Have you ever wondered what it takes to connect with an emotionally avoidant person?
You know, it’s the person in your life who withdraws when you bring up an issue or try to have a tough conversation. The more you highlight a problem the more they ignore it or they may even be quick to dismiss their feelings about something painful. They may reach for a drink or be quick to get away. You may notice that they don’t offer much affection and don’t seem to really need much in return. In short, they are hard to get close to. Does this sound familiar? The fact is that everyone knows somebody like this and has experienced the awkwardness of being in a relationship with them, be it a spouse, parent, friend, sibling or co-worker. The closer in relationship you are to the avoider the harder it can be not to fall into their negative negotiation cycle.

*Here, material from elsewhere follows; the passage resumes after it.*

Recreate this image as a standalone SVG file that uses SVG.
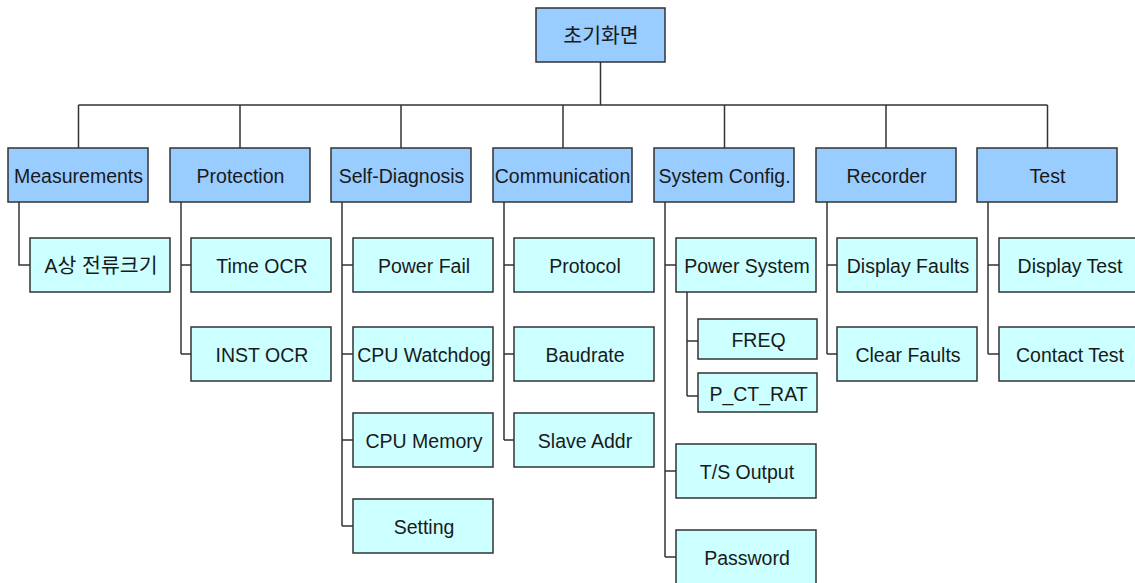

The Cycle of Negative Negotiation: What Doesn’t Work
Some of these negative negotiation tactics can manifest as passive aggressiveness, devaluing criticism, angry tirades, disconnection/isolation, giving the silent treatment or my favorite ignoring the problem and acting like everything is normal. More likely than not, communication becomes limited or screeches to a halt until a) enough time passes or b) another “something” arises to take the focus away from the emotional event. The problem with this is that instead of bringing you closer (which is the desire), it keeps you further apart. These unresolved issues can lead to bigger problems such as:
- increased stress
- marital crises
- broken relationships
- Fill in your side effect here:____________
5 Quick Tips for Reconnection
- Recognize that the problem is there and that it is REAL: Minimizing or dismissing a problem can be confusing and dishonoring to others involved
- Strike when the iron is COLD: Schedule a time to talk. If you try to have the talk when you are actively emotional it will lead to the negative cycle and all the problems that come with it.
- Be honest about what you feel and encourage the Avoider to be honest with you. For example, let them know that you care for them and have the desire to be closer and that (fill in the problem here) is keeping you from having a deeper connection
- Accept responsibility and be accountable for your part of the dysfunction
- REPAIR: The hard conversations need to happen for reconnection and healing to happen. Notice that I didn’t say that the problem would be fixed or go away. Healthy interactions need to happen over & over for negative patterns to change. Life will happen and struggles are apart of the life experience. However, life struggles are more bearable when you have others to help you go through the tough times.
How have you dealt with the avoiders in your life?